Knoy [00:56:05] Well Timothy I appreciate the question and I think he's right we're almost at 20 not quite but getting close in terms of Democratic presidential candidate.
Williamson [00:56:14] I'm not just out to influence their conversation. I mean what are they doing this for? They're not doing it to influence mine! These are the subtle ways that...no, no, no. I'm not just out to influence. I'm not out to just elevate the conversation, I want to elevate America.
Knoy [00:56:29] Well, and to his point though about this very crowded Democratic primary, how are you Ms Williamson going to stand out in these interviews and in these debates from the other Democratic candidates?

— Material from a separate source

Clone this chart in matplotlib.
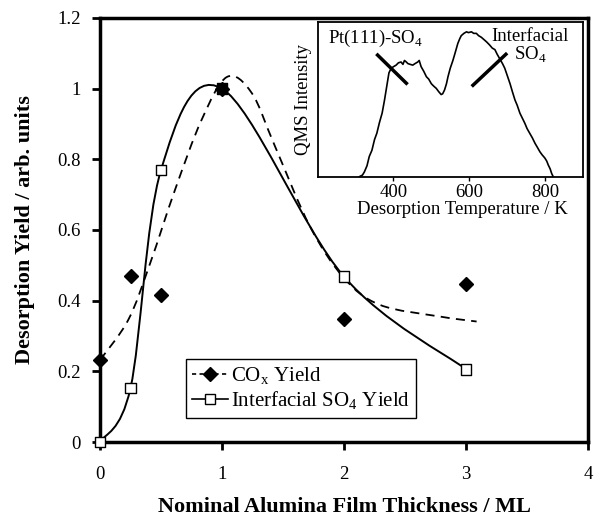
import numpy as np
import matplotlib.pyplot as plt
from matplotlib.lines import Line2D
from matplotlib.path import Path
from matplotlib.patches import PathPatch

plt.rcParams['font.family'] = ['Liberation Serif', 'DejaVu Serif']
plt.rcParams['mathtext.fontset'] = 'custom'
plt.rcParams['mathtext.rm'] = 'Liberation Serif'

# ---- measured points ----
thickness = [0, 0.25, 0.5, 1, 2, 3]
cox_yield = [0.232, 0.47, 0.417, 1.0, 0.348, 0.448]
so4_yield = [0.0, 0.153, 0.77, 1.0, 0.468, 0.206]

# ---- dashed guide curve ----
cox_curve_x = [0, 0.232, 0.41, 0.615, 0.833, 1.04, 1.243, 1.434, 1.721, 2.0, 2.295,
               2.787, 3.087]
cox_curve_y = [0.232, 0.346, 0.505, 0.714, 0.912, 1.033, 0.988, 0.837, 0.61, 0.464, 0.388,
               0.355, 0.341]

# ---- inset TPD trace ----
tpd_temp = [310, 318, 323, 330, 336, 343, 350, 356, 363, 370, 376, 382, 388, 394, 400,
            407, 413, 420, 425, 429, 434, 438, 444, 451, 457, 464, 468, 473, 480, 487,
            493, 500, 506, 513, 519, 526, 530, 535, 540, 544, 550, 557, 563, 570, 575,
            579, 586, 593, 598, 606, 612, 619, 625, 632, 639, 646, 650, 654, 661, 668,
            674, 681, 688, 694, 701, 708, 714, 721, 727, 734, 740, 747, 753, 760, 767,
            774, 780, 787, 793, 800, 805, 809, 814, 818, 822]
tpd_int = [0.0, 0.01, 0.03, 0.07, 0.13, 0.17, 0.24, 0.28, 0.35, 0.41, 0.49, 0.58, 0.67, 0.70, 0.71,
           0.72, 0.735, 0.74, 0.725, 0.75, 0.74, 0.73, 0.725, 0.72, 0.73, 0.74, 0.75, 0.71, 0.68, 0.645,
           0.63, 0.60, 0.585, 0.57, 0.55, 0.53, 0.535, 0.56, 0.60, 0.645, 0.70, 0.75, 0.80, 0.86, 0.89,
           0.91, 0.925, 0.935, 0.93, 0.935, 0.925, 0.925, 0.91, 0.90, 0.885, 0.87, 0.86, 0.85, 0.83, 0.82,
           0.79, 0.76, 0.73, 0.70, 0.65, 0.60, 0.55, 0.495, 0.46, 0.41, 0.38, 0.345, 0.31, 0.28, 0.25,
           0.215, 0.19, 0.16, 0.14, 0.12, 0.10, 0.075, 0.05, 0.02, 0.0]


def smooth_path(xs, ys):
    # spreadsheet-style smoothed line: cubic bezier through the points
    p = np.column_stack([xs, ys]).astype(float)
    n = len(p)
    verts = [p[0]]
    codes = [Path.MOVETO]
    for i in range(n - 1):
        prev = p[i - 1] if i > 0 else p[i]
        nxt2 = p[i + 2] if i + 2 < n else p[i + 1]
        c1 = p[i] + (p[i + 1] - prev) / 6
        c2 = p[i + 1] - (nxt2 - p[i]) / 6
        verts += [c1, c2, p[i + 1]]
        codes += [Path.CURVE4] * 3
    return Path(verts, codes)


fig = plt.figure(figsize=(5.94, 5.18), dpi=100)
ax = fig.add_axes([0.1684, 0.1467, 0.8215, 0.8186])

ax.add_patch(PathPatch(smooth_path(cox_curve_x, cox_curve_y), fill=False, color='black',
                       lw=1.3, ls=(0, (5, 3.5)), zorder=2))
ax.add_patch(PathPatch(smooth_path(thickness, so4_yield), fill=False, color='black',
                       lw=1.4, zorder=2))

ax.plot(thickness, cox_yield, ls='none', marker='D', ms=7, mfc='black', mec='black',
        zorder=3, clip_on=False)
# square filled where the two data sets coincide
so4_fc = ['black' if c == s else 'white' for c, s in zip(cox_yield, so4_yield)]
ax.scatter(thickness, so4_yield, marker='s', s=60, facecolors=so4_fc, edgecolors='black',
           linewidths=1.0, zorder=4, clip_on=False)

ax.set_xlim(0, 4)
ax.set_ylim(0, 1.2)
ax.set_xticks([0, 1, 2, 3, 4])
ax.set_yticks([0, 0.2, 0.4, 0.6, 0.8, 1.0, 1.2])
ax.set_yticklabels(['0', '0.2', '0.4', '0.6', '0.8', '1', '1.2'])
ax.tick_params(direction='out', length=6, width=2, labelsize=13.5, pad=8)
ax.tick_params(axis='x', pad=11)
for s in ax.spines.values():
    s.set_linewidth(2.5)

ax.set_xlabel('Nominal Alumina Film Thickness / ML', fontsize=16, fontweight='bold',
              labelpad=10)
ax.set_ylabel('Desorption Yield / arb. units', fontsize=16, fontweight='bold', labelpad=16)

h1 = Line2D([], [], color='black', lw=1.2, ls=(0, (2.5, 2)), marker='D', ms=7,
            mfc='black', mec='black')
h2 = Line2D([], [], color='black', lw=1.2, marker='s', ms=7.5, mfc='white', mec='black')
leg = ax.legend([h1, h2], ['CO$_\\mathregular{x}$ Yield', 'Interfacial SO$_4$ Yield'],
                loc='lower left', bbox_to_anchor=(0.176, 0.057), fontsize=15,
                frameon=True, fancybox=False, edgecolor='black', framealpha=1,
                handlelength=1.7, handletextpad=0.15, borderpad=0.3,
                labelspacing=0.1, borderaxespad=0)
leg.get_frame().set_linewidth(1.0)

# ---- inset ----
ins = fig.add_axes([0.535, 0.659, 0.446, 0.299])
ins.plot(tpd_temp, tpd_int, color='black', lw=1.2)
ins.set_xlim(200, 900)
ins.set_ylim(0, 1)
ins.set_xticks([400, 600, 800])
ins.set_yticks([])
ins.tick_params(direction='out', length=3, width=1, labelsize=13.5, pad=2)
for s in ins.spines.values():
    s.set_linewidth(1.3)
ins.set_xlabel('Desorption Temperature / K', fontsize=13.5)
ins.xaxis.set_label_coords(0.545, -0.16)
ins.set_ylabel('QMS Intensity', fontsize=13.5, labelpad=4)

ins.plot([358, 434], [0.785, 0.603], color='black', lw=2.5)
ins.plot([610, 697], [0.59, 0.79], color='black', lw=2.5)
ins.text(226, 0.895, 'Pt(111)-SO$_4$', fontsize=13.5, ha='left', va='center')
ins.text(762, 0.96, 'Interfacial\nSO$_4$', fontsize=13.5, ha='center', va='top',
         linespacing=0.95)

fig.savefig('out.png', dpi=100)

Why should people choose you versus any of the others?
Williamson [00:56:45] Not saying why people should choose me, that's up to them. People should listen to the small still voice within themselves. But I'm having an authentic and fierce conversation that I don't believe others are having. I'm talking about the millions of American children living in chronic trauma whose despair is simply normalized by our political establishment because their lack of financial leverage. I'm talking about the deep corruption of our national security agenda. I'm talking about what's really going down with race relations in America. I'm sorry but I haven't heard that from anyone else.